Excerpted data –
--- begin ---

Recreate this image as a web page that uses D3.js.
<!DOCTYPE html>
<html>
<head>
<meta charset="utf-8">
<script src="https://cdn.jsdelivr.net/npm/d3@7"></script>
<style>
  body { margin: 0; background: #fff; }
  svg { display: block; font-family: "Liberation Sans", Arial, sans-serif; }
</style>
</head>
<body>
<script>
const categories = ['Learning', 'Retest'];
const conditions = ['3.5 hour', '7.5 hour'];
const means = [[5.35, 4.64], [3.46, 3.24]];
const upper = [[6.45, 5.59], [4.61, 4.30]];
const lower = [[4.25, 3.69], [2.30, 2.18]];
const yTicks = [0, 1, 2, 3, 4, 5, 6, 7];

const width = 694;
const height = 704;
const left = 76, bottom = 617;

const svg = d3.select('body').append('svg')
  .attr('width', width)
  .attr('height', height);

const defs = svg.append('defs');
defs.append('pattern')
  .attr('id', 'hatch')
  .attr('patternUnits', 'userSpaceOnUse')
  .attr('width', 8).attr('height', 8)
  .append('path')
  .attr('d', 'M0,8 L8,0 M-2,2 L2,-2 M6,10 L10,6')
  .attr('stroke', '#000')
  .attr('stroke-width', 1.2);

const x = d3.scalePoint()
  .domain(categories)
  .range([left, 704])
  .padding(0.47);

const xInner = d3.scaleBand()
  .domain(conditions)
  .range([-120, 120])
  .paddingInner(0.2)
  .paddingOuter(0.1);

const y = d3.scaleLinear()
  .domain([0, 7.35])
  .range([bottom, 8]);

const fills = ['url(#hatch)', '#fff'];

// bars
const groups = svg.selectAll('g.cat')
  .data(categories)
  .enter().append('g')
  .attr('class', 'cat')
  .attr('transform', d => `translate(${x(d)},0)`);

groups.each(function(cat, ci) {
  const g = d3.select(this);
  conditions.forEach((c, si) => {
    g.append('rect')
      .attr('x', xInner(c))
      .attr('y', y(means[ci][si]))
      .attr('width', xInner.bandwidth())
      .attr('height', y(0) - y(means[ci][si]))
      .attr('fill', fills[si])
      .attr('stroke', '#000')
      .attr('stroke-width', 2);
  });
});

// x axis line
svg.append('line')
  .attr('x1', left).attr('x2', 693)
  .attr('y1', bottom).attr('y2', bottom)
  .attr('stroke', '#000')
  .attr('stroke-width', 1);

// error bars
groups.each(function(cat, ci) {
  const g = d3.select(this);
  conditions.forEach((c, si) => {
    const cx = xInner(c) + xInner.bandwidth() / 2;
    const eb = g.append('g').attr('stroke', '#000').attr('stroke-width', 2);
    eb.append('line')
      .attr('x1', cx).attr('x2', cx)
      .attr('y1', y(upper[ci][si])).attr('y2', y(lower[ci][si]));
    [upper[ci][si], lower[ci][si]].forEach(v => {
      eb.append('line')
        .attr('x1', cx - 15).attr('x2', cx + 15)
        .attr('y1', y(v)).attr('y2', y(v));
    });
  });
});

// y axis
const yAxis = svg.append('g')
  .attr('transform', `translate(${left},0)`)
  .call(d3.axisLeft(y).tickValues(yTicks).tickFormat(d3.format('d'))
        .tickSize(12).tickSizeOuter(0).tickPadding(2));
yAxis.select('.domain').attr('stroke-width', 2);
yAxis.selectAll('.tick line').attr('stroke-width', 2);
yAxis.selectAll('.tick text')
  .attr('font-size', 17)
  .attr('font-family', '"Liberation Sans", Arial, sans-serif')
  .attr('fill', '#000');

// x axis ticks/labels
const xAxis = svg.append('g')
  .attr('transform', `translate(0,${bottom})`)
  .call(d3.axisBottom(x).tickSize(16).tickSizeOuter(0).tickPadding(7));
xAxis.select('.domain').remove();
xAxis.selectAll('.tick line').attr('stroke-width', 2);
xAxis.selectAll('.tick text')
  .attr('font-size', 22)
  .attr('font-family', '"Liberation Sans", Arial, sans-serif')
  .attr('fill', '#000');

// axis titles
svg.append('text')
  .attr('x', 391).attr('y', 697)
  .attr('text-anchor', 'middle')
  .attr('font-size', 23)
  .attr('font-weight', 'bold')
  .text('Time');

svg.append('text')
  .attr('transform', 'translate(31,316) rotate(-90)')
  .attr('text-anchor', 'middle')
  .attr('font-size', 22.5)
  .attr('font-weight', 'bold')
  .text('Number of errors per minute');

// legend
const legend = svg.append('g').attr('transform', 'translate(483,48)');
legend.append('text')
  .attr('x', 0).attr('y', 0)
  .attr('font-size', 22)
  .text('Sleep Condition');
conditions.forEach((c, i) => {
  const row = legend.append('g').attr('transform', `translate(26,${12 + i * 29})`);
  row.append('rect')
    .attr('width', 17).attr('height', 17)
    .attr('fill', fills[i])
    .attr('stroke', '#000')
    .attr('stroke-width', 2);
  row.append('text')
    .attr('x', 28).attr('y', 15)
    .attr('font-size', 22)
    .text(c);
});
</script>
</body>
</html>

--- end ---
--- begin ---

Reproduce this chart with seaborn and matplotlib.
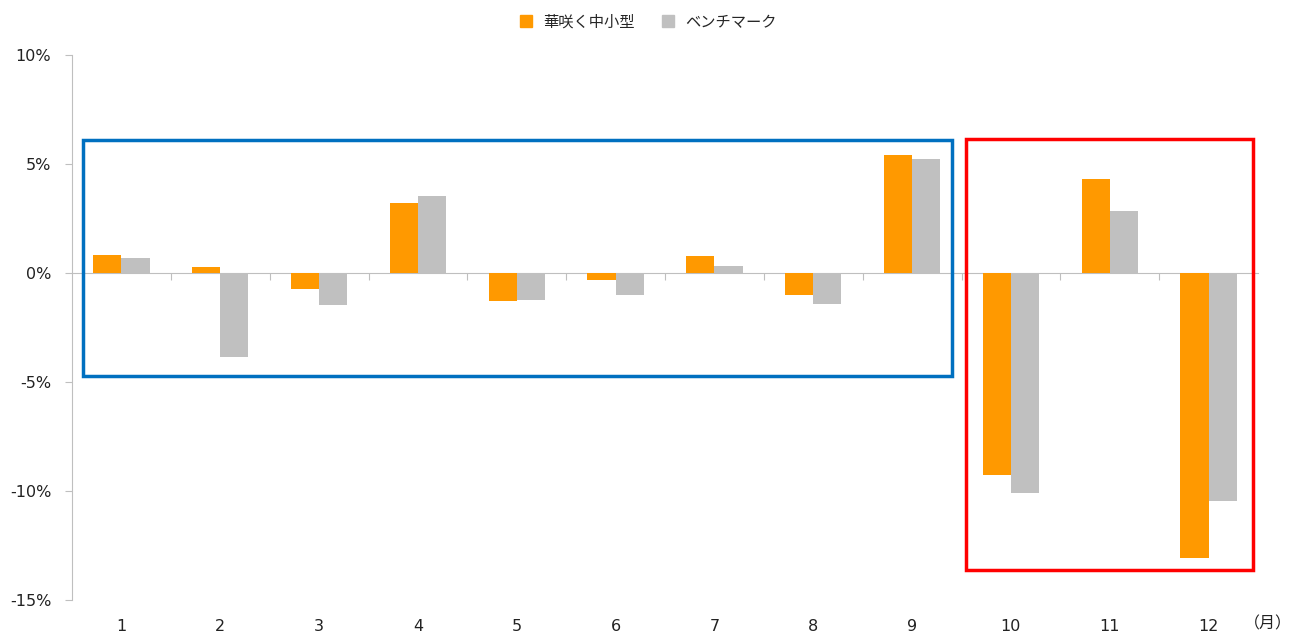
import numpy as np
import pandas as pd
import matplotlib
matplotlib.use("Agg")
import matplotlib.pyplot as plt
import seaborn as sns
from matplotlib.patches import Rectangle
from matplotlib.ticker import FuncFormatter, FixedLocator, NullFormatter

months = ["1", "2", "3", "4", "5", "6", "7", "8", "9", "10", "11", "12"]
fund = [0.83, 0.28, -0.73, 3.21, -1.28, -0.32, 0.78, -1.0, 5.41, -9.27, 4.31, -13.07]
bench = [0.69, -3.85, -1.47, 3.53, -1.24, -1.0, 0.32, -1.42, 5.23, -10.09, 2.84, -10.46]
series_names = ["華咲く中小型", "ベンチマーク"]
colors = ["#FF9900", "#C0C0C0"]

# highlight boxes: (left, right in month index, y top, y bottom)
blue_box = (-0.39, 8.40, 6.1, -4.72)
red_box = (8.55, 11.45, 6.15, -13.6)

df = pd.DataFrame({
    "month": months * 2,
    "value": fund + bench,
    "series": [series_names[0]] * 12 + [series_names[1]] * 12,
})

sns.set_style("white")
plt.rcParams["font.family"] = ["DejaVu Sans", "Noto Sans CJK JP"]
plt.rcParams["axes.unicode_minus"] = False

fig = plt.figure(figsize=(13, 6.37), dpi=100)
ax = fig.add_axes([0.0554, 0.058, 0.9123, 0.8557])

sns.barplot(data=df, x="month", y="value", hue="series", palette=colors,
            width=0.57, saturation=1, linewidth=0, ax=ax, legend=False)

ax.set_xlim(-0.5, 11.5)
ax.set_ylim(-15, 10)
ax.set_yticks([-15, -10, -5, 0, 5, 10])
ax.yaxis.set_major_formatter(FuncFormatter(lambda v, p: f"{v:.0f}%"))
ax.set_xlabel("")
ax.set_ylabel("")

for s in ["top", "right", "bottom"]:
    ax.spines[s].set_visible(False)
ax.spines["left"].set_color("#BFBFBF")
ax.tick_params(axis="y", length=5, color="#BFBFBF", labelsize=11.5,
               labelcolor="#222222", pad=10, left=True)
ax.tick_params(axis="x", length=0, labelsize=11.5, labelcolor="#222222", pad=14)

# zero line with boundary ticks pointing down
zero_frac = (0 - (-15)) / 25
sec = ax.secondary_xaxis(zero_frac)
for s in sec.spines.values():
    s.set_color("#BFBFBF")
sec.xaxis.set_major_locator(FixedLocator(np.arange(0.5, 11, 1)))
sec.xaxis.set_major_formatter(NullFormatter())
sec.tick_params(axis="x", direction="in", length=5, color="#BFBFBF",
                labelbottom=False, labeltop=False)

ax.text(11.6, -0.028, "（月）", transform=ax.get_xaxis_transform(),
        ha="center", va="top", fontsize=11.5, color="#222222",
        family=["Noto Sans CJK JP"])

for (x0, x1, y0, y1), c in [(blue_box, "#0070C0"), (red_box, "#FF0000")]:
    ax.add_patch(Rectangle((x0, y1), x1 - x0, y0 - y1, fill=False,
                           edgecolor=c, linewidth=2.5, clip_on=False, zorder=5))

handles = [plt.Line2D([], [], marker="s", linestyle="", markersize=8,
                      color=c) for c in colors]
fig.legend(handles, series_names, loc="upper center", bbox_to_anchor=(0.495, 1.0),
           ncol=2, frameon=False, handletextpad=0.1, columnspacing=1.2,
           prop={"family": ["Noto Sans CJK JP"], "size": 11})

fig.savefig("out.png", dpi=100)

--- end ---
--- begin ---

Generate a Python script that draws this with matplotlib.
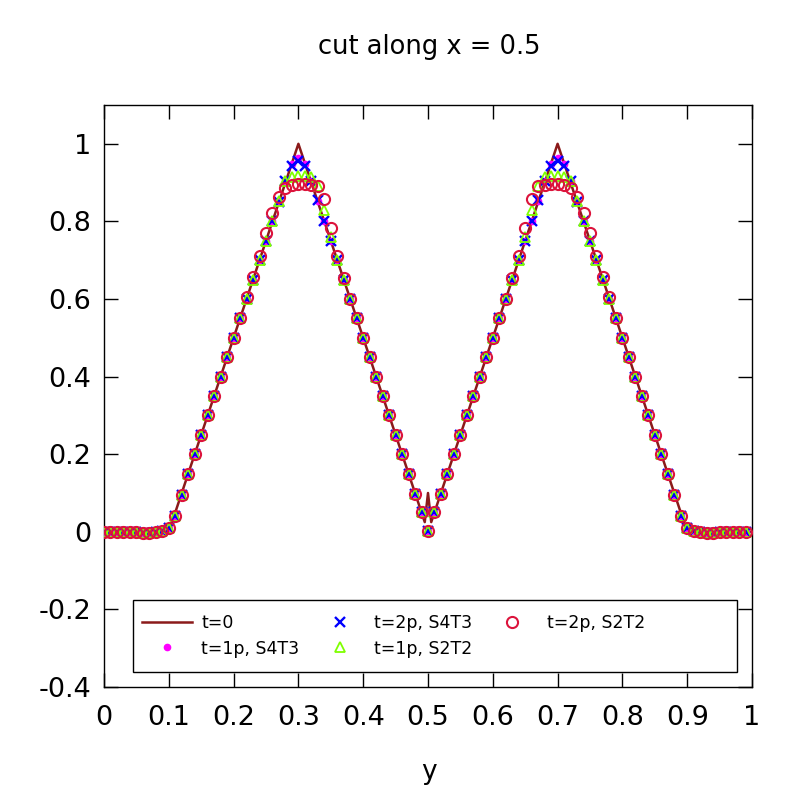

--- end ---

Aim –
Taking the entries above, extract every line from the one bearing "Reproduce this chart" through the one bearing "from matplotlib.ticker import", exactly, with no pictures.

Solution to this exercise –
Reproduce this chart with seaborn and matplotlib.
import numpy as np
import pandas as pd
import matplotlib
matplotlib.use("Agg")
import matplotlib.pyplot as plt
import seaborn as sns
from matplotlib.patches import Rectangle
from matplotlib.ticker import FuncFormatter, FixedLocator, NullFormatter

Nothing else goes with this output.